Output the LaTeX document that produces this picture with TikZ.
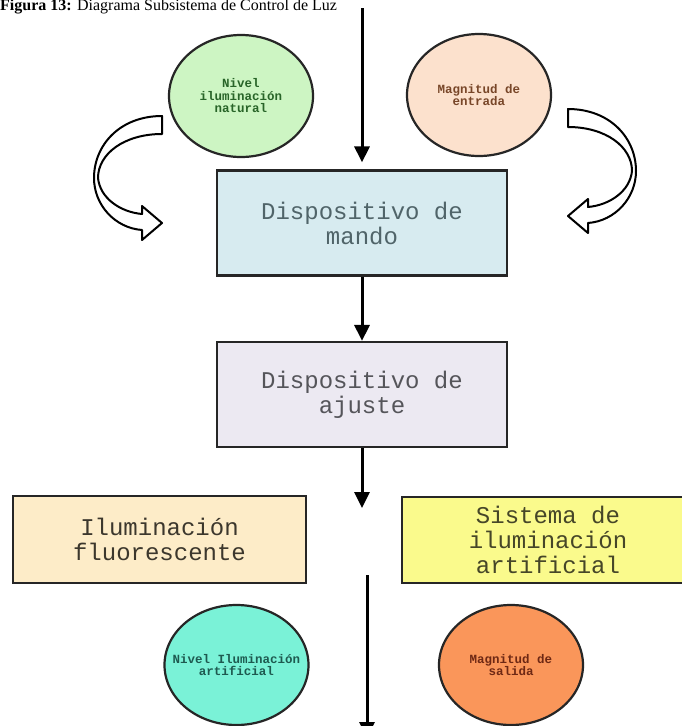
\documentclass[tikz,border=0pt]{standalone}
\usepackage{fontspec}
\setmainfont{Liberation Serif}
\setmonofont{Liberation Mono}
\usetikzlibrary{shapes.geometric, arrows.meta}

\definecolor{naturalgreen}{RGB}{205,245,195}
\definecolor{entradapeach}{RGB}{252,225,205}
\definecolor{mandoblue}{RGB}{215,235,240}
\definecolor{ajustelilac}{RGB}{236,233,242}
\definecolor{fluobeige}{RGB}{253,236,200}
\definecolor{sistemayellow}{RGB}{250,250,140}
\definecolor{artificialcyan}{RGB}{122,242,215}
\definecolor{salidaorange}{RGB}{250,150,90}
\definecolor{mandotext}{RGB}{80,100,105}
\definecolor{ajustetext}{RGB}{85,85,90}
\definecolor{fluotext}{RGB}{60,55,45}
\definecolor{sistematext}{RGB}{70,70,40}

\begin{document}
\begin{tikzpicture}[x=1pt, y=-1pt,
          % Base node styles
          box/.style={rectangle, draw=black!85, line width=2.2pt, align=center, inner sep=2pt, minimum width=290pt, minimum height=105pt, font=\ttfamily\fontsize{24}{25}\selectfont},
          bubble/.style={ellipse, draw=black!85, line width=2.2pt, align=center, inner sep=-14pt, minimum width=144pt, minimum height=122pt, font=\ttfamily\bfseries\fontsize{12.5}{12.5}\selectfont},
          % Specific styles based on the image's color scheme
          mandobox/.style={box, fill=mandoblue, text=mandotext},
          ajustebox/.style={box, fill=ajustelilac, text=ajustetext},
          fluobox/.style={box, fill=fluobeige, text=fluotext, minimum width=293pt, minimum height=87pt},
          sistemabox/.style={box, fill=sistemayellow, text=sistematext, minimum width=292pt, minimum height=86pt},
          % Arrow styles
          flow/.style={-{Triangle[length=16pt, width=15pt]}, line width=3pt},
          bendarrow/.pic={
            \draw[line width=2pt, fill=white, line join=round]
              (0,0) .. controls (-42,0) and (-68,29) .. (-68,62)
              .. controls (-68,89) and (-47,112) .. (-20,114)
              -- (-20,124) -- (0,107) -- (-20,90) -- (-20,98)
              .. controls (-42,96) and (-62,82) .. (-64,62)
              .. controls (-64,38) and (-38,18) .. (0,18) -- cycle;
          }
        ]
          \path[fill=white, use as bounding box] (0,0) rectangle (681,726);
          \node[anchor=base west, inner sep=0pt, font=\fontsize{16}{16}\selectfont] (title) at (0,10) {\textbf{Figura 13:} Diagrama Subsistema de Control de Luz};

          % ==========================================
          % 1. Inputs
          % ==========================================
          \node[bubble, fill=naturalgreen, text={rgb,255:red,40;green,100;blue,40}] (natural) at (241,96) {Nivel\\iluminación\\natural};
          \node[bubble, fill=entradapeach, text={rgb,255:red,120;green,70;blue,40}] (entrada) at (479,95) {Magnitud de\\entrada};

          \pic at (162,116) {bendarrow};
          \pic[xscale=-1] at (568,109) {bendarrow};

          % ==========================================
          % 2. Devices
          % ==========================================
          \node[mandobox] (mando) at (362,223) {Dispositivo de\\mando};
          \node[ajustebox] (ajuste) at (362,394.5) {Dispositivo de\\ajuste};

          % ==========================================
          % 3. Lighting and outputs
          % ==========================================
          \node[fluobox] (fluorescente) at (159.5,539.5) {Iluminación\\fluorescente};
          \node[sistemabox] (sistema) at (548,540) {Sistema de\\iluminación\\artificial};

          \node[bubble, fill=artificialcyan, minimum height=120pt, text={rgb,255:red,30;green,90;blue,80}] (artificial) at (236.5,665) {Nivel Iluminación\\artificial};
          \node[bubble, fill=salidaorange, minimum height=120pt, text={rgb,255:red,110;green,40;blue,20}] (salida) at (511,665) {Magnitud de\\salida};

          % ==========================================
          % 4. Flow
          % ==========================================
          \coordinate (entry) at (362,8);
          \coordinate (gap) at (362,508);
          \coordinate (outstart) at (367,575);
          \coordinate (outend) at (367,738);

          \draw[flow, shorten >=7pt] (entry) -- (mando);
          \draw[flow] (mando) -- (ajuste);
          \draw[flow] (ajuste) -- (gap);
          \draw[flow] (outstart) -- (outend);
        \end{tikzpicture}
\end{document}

WHAT YOU HAVE TO DO:
Transcribe all the data word for word; the images stay out.

THE REPLY:
Output the LaTeX document that produces this picture with TikZ.
\documentclass[tikz,border=0pt]{standalone}
\usepackage{fontspec}
\setmainfont{Liberation Serif}
\setmonofont{Liberation Mono}
\usetikzlibrary{shapes.geometric, arrows.meta}

\definecolor{naturalgreen}{RGB}{205,245,195}
\definecolor{entradapeach}{RGB}{252,225,205}
\definecolor{mandoblue}{RGB}{215,235,240}
\definecolor{ajustelilac}{RGB}{236,233,242}
\definecolor{fluobeige}{RGB}{253,236,200}
\definecolor{sistemayellow}{RGB}{250,250,140}
\definecolor{artificialcyan}{RGB}{122,242,215}
\definecolor{salidaorange}{RGB}{250,150,90}
\definecolor{mandotext}{RGB}{80,100,105}
\definecolor{ajustetext}{RGB}{85,85,90}
\definecolor{fluotext}{RGB}{60,55,45}
\definecolor{sistematext}{RGB}{70,70,40}

\begin{document}
\begin{tikzpicture}[x=1pt, y=-1pt,
          % Base node styles
          box/.style={rectangle, draw=black!85, line width=2.2pt, align=center, inner sep=2pt, minimum width=290pt, minimum height=105pt, font=\ttfamily\fontsize{24}{25}\selectfont},
          bubble/.style={ellipse, draw=black!85, line width=2.2pt, align=center, inner sep=-14pt, minimum width=144pt, minimum height=122pt, font=\ttfamily\bfseries\fontsize{12.5}{12.5}\selectfont},
          % Specific styles based on the image's color scheme
          mandobox/.style={box, fill=mandoblue, text=mandotext},
          ajustebox/.style={box, fill=ajustelilac, text=ajustetext},
          fluobox/.style={box, fill=fluobeige, text=fluotext, minimum width=293pt, minimum height=87pt},
          sistemabox/.style={box, fill=sistemayellow, text=sistematext, minimum width=292pt, minimum height=86pt},
          % Arrow styles
          flow/.style={-{Triangle[length=16pt, width=15pt]}, line width=3pt},
          bendarrow/.pic={
            \draw[line width=2pt, fill=white, line join=round]
              (0,0) .. controls (-42,0) and (-68,29) .. (-68,62)
              .. controls (-68,89) and (-47,112) .. (-20,114)
              -- (-20,124) -- (0,107) -- (-20,90) -- (-20,98)
              .. controls (-42,96) and (-62,82) .. (-64,62)
              .. controls (-64,38) and (-38,18) .. (0,18) -- cycle;
          }
        ]
          \path[fill=white, use as bounding box] (0,0) rectangle (681,726);
          \node[anchor=base west, inner sep=0pt, font=\fontsize{16}{16}\selectfont] (title) at (0,10) {\textbf{Figura 13:} Diagrama Subsistema de Control de Luz};

          % ==========================================
          % 1. Inputs
          % ==========================================
          \node[bubble, fill=naturalgreen, text={rgb,255:red,40;green,100;blue,40}] (natural) at (241,96) {Nivel\\iluminación\\natural};
          \node[bubble, fill=entradapeach, text={rgb,255:red,120;green,70;blue,40}] (entrada) at (479,95) {Magnitud de\\entrada};

          \pic at (162,116) {bendarrow};
          \pic[xscale=-1] at (568,109) {bendarrow};

          % ==========================================
          % 2. Devices
          % ==========================================
          \node[mandobox] (mando) at (362,223) {Dispositivo de\\mando};
          \node[ajustebox] (ajuste) at (362,394.5) {Dispositivo de\\ajuste};

          % ==========================================
          % 3. Lighting and outputs
          % ==========================================
          \node[fluobox] (fluorescente) at (159.5,539.5) {Iluminación\\fluorescente};
          \node[sistemabox] (sistema) at (548,540) {Sistema de\\iluminación\\artificial};

          \node[bubble, fill=artificialcyan, minimum height=120pt, text={rgb,255:red,30;green,90;blue,80}] (artificial) at (236.5,665) {Nivel Iluminación\\artificial};
          \node[bubble, fill=salidaorange, minimum height=120pt, text={rgb,255:red,110;green,40;blue,20}] (salida) at (511,665) {Magnitud de\\salida};

          % ==========================================
          % 4. Flow
          % ==========================================
          \coordinate (entry) at (362,8);
          \coordinate (gap) at (362,508);
          \coordinate (outstart) at (367,575);
          \coordinate (outend) at (367,738);

          \draw[flow, shorten >=7pt] (entry) -- (mando);
          \draw[flow] (mando) -- (ajuste);
          \draw[flow] (ajuste) -- (gap);
          \draw[flow] (outstart) -- (outend);
        \end{tikzpicture}
\end{document}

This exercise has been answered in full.